◆ EXERCISE ◆
Starting with the first line of the data below, copy each line up to and including the one containing "plt.rcParams['mathtext.it'] = 'Liberation". Pictures stay out.

--- Start of RAW DATA ---

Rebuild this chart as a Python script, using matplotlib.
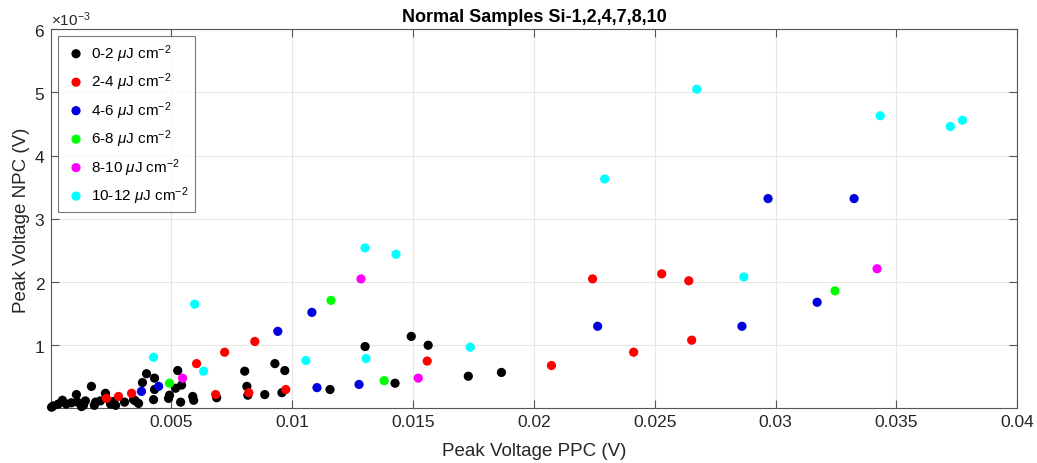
import numpy as np
import matplotlib
matplotlib.use('Agg')
import matplotlib.pyplot as plt
from matplotlib.ticker import ScalarFormatter

plt.rcParams['font.family'] = ['Liberation Sans', 'DejaVu Sans']
plt.rcParams['mathtext.fontset'] = 'custom'
plt.rcParams['mathtext.rm'] = 'Liberation Sans'
plt.rcParams['mathtext.it'] = 'Liberation Sans:italic'

# peak voltages (V), grouped by fluence
ppc_0_2 = [0.00005, 0.00012, 0.00033, 0.00050, 0.00066, 0.00087, 0.00108, 0.00112,
           0.00129, 0.00137, 0.00145, 0.00170, 0.00182, 0.00187, 0.00207, 0.00228,
           0.00249, 0.00261, 0.00270, 0.00307, 0.00344, 0.00352, 0.00365, 0.00381,
           0.00398, 0.00427, 0.00431, 0.00431, 0.00489, 0.00493, 0.00518, 0.00527,
           0.00539, 0.00543, 0.00589, 0.00593, 0.00688, 0.00804, 0.00813, 0.00817,
           0.00887, 0.00929, 0.00958, 0.00970, 0.01157, 0.01302, 0.01426, 0.01493,
           0.01563, 0.01729, 0.01866]
npc_0_2 = [0.02, 0.04, 0.07, 0.13, 0.07, 0.09, 0.22, 0.10,
           0.03, 0.05, 0.12, 0.35, 0.05, 0.10, 0.12, 0.24,
           0.07, 0.11, 0.05, 0.10, 0.14, 0.12, 0.08, 0.41,
           0.55, 0.14, 0.48, 0.30, 0.16, 0.21, 0.32, 0.60,
           0.10, 0.37, 0.19, 0.13, 0.17, 0.59, 0.35, 0.21,
           0.22, 0.71, 0.25, 0.60, 0.30, 0.98, 0.40, 1.14,
           1.00, 0.51, 0.57]

ppc_2_4 = [0.00232, 0.00282, 0.00336, 0.00605, 0.00684, 0.00721, 0.00821, 0.00846,
           0.00974, 0.01559, 0.02073, 0.02243, 0.02413, 0.02529, 0.02641, 0.02653]
npc_2_4 = [0.16, 0.19, 0.24, 0.71, 0.22, 0.89, 0.25, 1.06,
           0.30, 0.75, 0.68, 2.05, 0.89, 2.13, 2.02, 1.08]

ppc_4_6 = [0.00377, 0.00448, 0.00941, 0.01082, 0.01103, 0.01277, 0.02264, 0.02861,
           0.02969, 0.03172, 0.03325]
npc_4_6 = [0.27, 0.35, 1.22, 1.52, 0.33, 0.38, 1.30, 1.30,
           3.32, 1.68, 3.32]

ppc_6_8 = [0.00493, 0.01161, 0.01381, 0.03246]
npc_6_8 = [0.40, 1.71, 0.44, 1.86]

ppc_8_10 = [0.00547, 0.01285, 0.01522, 0.03420]
npc_8_10 = [0.48, 2.05, 0.48, 2.21]

ppc_10_12 = [0.00427, 0.00597, 0.00634, 0.01057, 0.01302, 0.01306, 0.01430, 0.01737,
             0.02293, 0.02674, 0.02869, 0.03433, 0.03723, 0.03773]
npc_10_12 = [0.81, 1.65, 0.59, 0.76, 2.54, 0.79, 2.44, 0.97,
             3.63, 5.05, 2.08, 4.63, 4.46, 4.56]

groups = [(ppc_0_2, npc_0_2, '0-2'), (ppc_2_4, npc_2_4, '2-4'),
          (ppc_4_6, npc_4_6, '4-6'), (ppc_6_8, npc_6_8, '6-8'),
          (ppc_8_10, npc_8_10, '8-10'), (ppc_10_12, npc_10_12, '10-12')]
colors = ['#000000', '#ff0000', '#0000dd', '#00ff00', '#ff00ff', '#00ffff']

fig = plt.figure(figsize=(10.37, 4.64), dpi=100)
ax = fig.add_axes([0.049, 0.1175, 0.932, 0.8175])

for (x, y, lab), c in zip(groups, colors):
    ax.scatter(x, np.array(y) * 1e-3, s=44, color=c, edgecolors='none',
               clip_on=False, zorder=3,
               label=lab + r' $\mu$J cm$^{-2}$')

ax.set_xlim(0.00002, 0.04)
ax.set_ylim(0.0000, 0.006)
ax.set_xticks(np.arange(0.005, 0.0401, 0.005))
ax.set_xticklabels(['0.005', '0.01', '0.015', '0.02', '0.025', '0.03', '0.035', '0.04'])
ax.set_yticks(np.arange(1, 7) * 1e-3)
fmt = ScalarFormatter(useMathText=True)
fmt.set_powerlimits((-3, -3))
ax.yaxis.set_major_formatter(fmt)
ax.yaxis.get_offset_text().set_fontsize(11)
ax.yaxis.get_offset_text().set_color('#262626')

ax.grid(True, color='#e6e6e6', linewidth=0.8, zorder=0)
ax.set_axisbelow(True)
for sp in ax.spines.values():
    sp.set_color('#555555')
    sp.set_linewidth(0.8)
ax.tick_params(direction='in', top=True, right=True, length=6, width=0.8,
               colors='#555555', labelcolor='#262626', labelsize=12.5, pad=4)

ax.set_xlabel('Peak Voltage PPC (V)', fontsize=13.5, color='#262626', labelpad=9)
ax.set_ylabel('Peak Voltage NPC (V)', fontsize=13.5, color='#262626', labelpad=3)
ax.set_title('Normal Samples Si-1,2,4,7,8,10', fontsize=13, fontweight='bold', pad=6)

leg = ax.legend(loc='upper left', fontsize=11, frameon=True, fancybox=False,
                edgecolor='#555555', borderpad=0.4, labelspacing=0.45,
                handletextpad=0.2, handlelength=1.6, borderaxespad=0.45,
                scatterpoints=1)
leg.get_frame().set_linewidth(0.8)

fig.savefig('out.png', dpi=100)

--- End of RAW DATA ---

◆ FINAL RESULT ◆
Rebuild this chart as a Python script, using matplotlib.
import numpy as np
import matplotlib
matplotlib.use('Agg')
import matplotlib.pyplot as plt
from matplotlib.ticker import ScalarFormatter

plt.rcParams['font.family'] = ['Liberation Sans', 'DejaVu Sans']
plt.rcParams['mathtext.fontset'] = 'custom'
plt.rcParams['mathtext.rm'] = 'Liberation Sans'
plt.rcParams['mathtext.it'] = 'Liberation Sans:italic'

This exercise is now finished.